There is plenty to do. Leaders bent on improving representation can begin to build out reliable pipelines of young talent, recruiting from outside the typical pools of new workers and from underprivileged or overlooked communities. They can also cultivate workplace cultures that are more welcoming to keep those new recruits from leaving, which could help stem the brain drain affecting all levels of the industry. Ideally, employees who have been shepherded up the ranks become the next generation of LGBTQ leaders.

"Being able to look upwards and see somebody who's like you—from a similar background, no matter what that might be—who's in a leadership position is really important as an aim and a goal," says Wong. "You know that you can do it as well."

It also proves that a business isn't just offering lip service to notions of diversity. "Representation is everything for a whole spectrum of reasons," says Walton. "If a company's leadership is inclusive of LGBTQ leaders, it sends a message of inclusivity to new talent and to others looking to move up in the organization. LGBTQ community members need to know they can rise to the highest ranks being their authentic selves."

Courting trouble

Meanwhile, opponents of equality have been out in force, chipping away at civil rights protections and peace of mind wherever they can, whether in the bathroom or the bakery. "Holding hands in much of America is still a political statement. It's still an act of civil disobedience," Lowenthal says. "I hope I'm alive when that's no longer true."
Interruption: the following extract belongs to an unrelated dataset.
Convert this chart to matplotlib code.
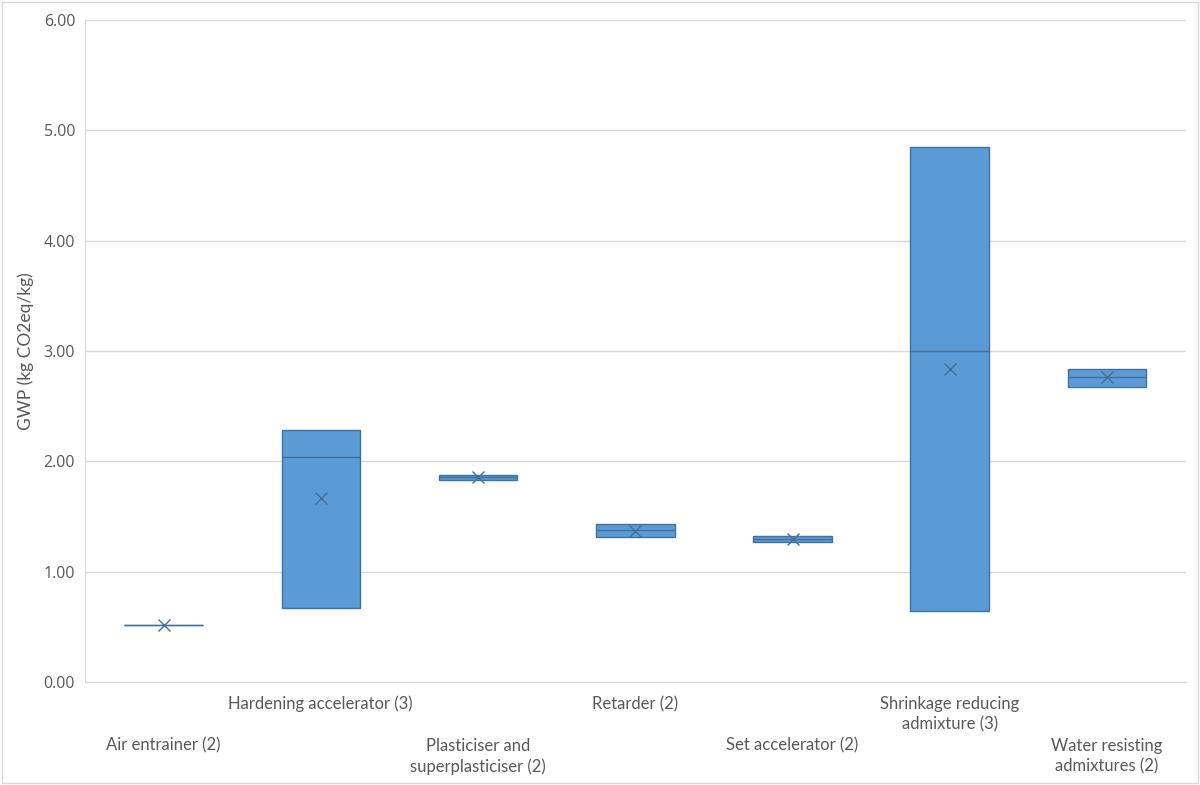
import matplotlib.pyplot as plt
from matplotlib.patches import Rectangle

# GWP of concrete admixtures (kg CO2eq/kg): min / median / max / mean per category
categories = ['Air entrainer (2)', 'Hardening accelerator (3)', 'Plasticiser and\nsuperplasticiser (2)',
              'Retarder (2)', 'Set accelerator (2)', 'Shrinkage reducing\nadmixture (3)',
              'Water resisting\nadmixtures (2)']
mins = [0.52, 0.67, 1.83, 1.31, 1.27, 0.64, 2.67]
medians = [0.52, 2.04, 1.86, 1.38, 1.30, 3.00, 2.76]
maxs = [0.52, 2.28, 1.88, 1.43, 1.32, 4.85, 2.84]
means = [0.52, 1.67, 1.86, 1.37, 1.30, 2.84, 2.76]

fill = '#5B9BD5'
edge = '#41719C'
grey = '#595959'

plt.rcParams['font.family'] = ['Lato', 'DejaVu Sans']

fig = plt.figure(figsize=(12, 7.85), dpi=100)
fig.patches.append(Rectangle((0.002, 0.003), 0.996, 0.994, transform=fig.transFigure,
                             fill=False, edgecolor='#d9d9d9', linewidth=1))
ax = fig.add_axes([0.0708, 0.1312, 0.9172, 0.8433])

stats = []
for i in range(len(categories)):
    stats.append({'med': medians[i], 'q1': mins[i], 'q3': maxs[i],
                  'whislo': mins[i], 'whishi': maxs[i], 'mean': means[i], 'fliers': []})

ax.bxp(stats, positions=range(len(categories)), widths=0.5, patch_artist=True,
       showmeans=True, showcaps=False,
       boxprops=dict(facecolor=fill, edgecolor=edge, linewidth=1),
       medianprops=dict(color=edge, linewidth=1),
       whiskerprops=dict(color=edge, linewidth=1),
       meanprops=dict(marker='x', markeredgecolor=edge, markersize=8, markeredgewidth=1))

ax.set_xlim(-0.5, len(categories) - 0.5)
ax.set_ylim(0, 6)
ax.set_yticks([0, 1, 2, 3, 4, 5, 6])
ax.set_yticklabels(['%.2f' % v for v in [0, 1, 2, 3, 4, 5, 6]], fontsize=11.5, color=grey,
                   family=['Open Sans', 'DejaVu Sans'])
ax.tick_params(axis='y', length=0, pad=7)
ax.yaxis.grid(True, color='#d9d9d9', linewidth=1)
ax.set_axisbelow(True)

ax.set_xticks(range(len(categories)))
ax.set_xticklabels(categories, fontsize=12, color=grey, linespacing=1.35)
ax.tick_params(axis='x', length=0)
for i, tick in enumerate(ax.xaxis.get_major_ticks()):
    tick.set_pad(10 if i % 2 == 1 else 40)

ax.set_ylabel('GWP (kg CO2eq/kg)', fontsize=12.5, color=grey, labelpad=7)

for s in ['top', 'right']:
    ax.spines[s].set_visible(False)
ax.spines['left'].set_color('#d9d9d9')
ax.spines['bottom'].set_color('#d9d9d9')

fig.savefig('out.png', dpi=100)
But the culture war is taking its toll, especially on members of the community who are just now coming of age. "Every time there is an anti-LGBTQ statement made, like banning transgender Americans from serving in the armed forces, we see a significant rise in calls from young people to suicide hotlines," Ellner says. "You see an uptick, timed like the stock market, anytime President Trump makes an anti-LGBTQ proclamation."

Just three years ago, the U.S. Supreme Court legalized same-sex marriage across the country, due largely to a shift in public opinion, which many believe was fueled by marketing campaigns that told authentic, relatable stories about LGBTQ people. "It's about visibility. More people need to be out," Walton says. "I'm never going to hide that I'm black. It must be accepted and acknowledged. The same must be said about the gay community. The more people are out there and showing that it is OK to be who you are and thrive and be successful, the better."

But now that Kennedy, the linchpin of the 5-4 marriage decision, is stepping down from the court at the end of July and Trump is nominating his successor, there's a very real possibility that hard-won victory will be overturned. Marriages could be annulled and families broken up, some observers warn.

In the face of such possibilities, LGBTQ leaders have a responsibility to be "vocal advocates around human rights, rights for people of color, women's rights," says Kel Kelly, founder and CEO at Kel & Partners, a PR and social media agency. She says they must exercise their authority to turn away business that doesn't share their values. "The only way we're ever going to win equal rights for all, with no little asterisk," she says, "is if we have LGBTQ leaders and allies across industries speaking out."